I wasn’t watching the screen but I heard a name announced that was almost familiar and I started paying attention. Some was being interviewed for an expert opinion on something.
It was the psychologist who Mottsu has consulted in the weeks before he died.
I haven’t met the psychologist. In the aftermath of Mottsu’s death the psychologist rang me to offer condolences and express his regret. I know he was interviewed by the police, a matter of course, as part of the Coroners inquest. I know he talked about Cognitive Behaviour Therapy with Mottsu. I know Mottsu found his advice helpful, although ultimately not helpful enough.

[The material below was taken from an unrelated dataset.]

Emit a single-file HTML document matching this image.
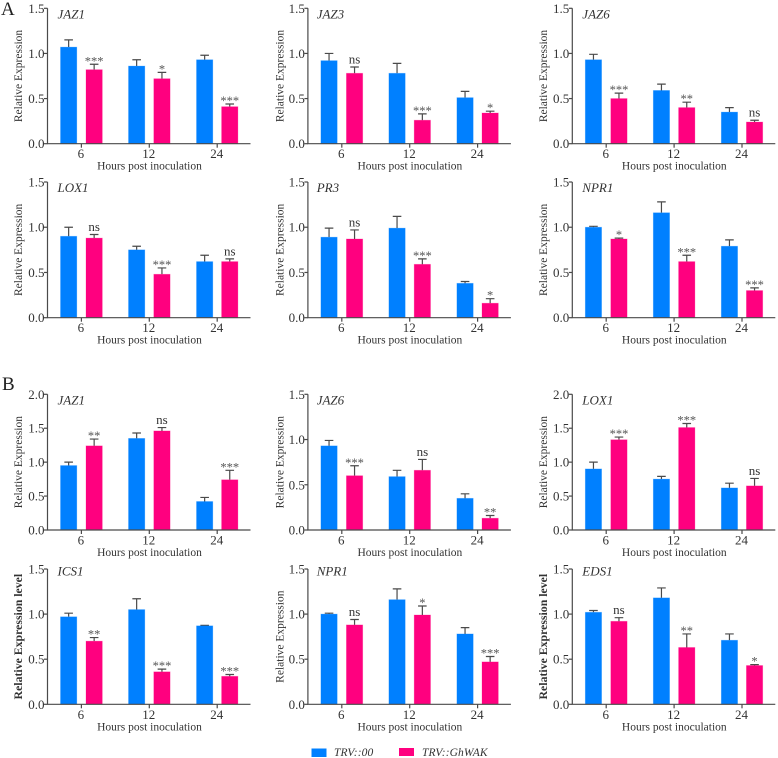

I was glad Mottsu sought support as his well being deteriorated and I wondered about a cognitive approach for someone so ensnared in their emotions. I still worry that the therapeutic goal was to make him different, in some way less than who he was. I remember Mottsu feeling he had to be more spontaneous, to me seemed a goal that mocked and taunted his depressed state. I know he struggled with spontaneity and how he should achieve that ironic and impossible goal.
Anyway I saw his psychologist on TV and struggled to know what to feel – how do I feel about that person from the past? I waited a couple of days for my reaction but there is almost none – not resentment or acrimony but I do notice a little cynicism welling up. I am content that the past is becoming the past, and somewhere I can’t influence.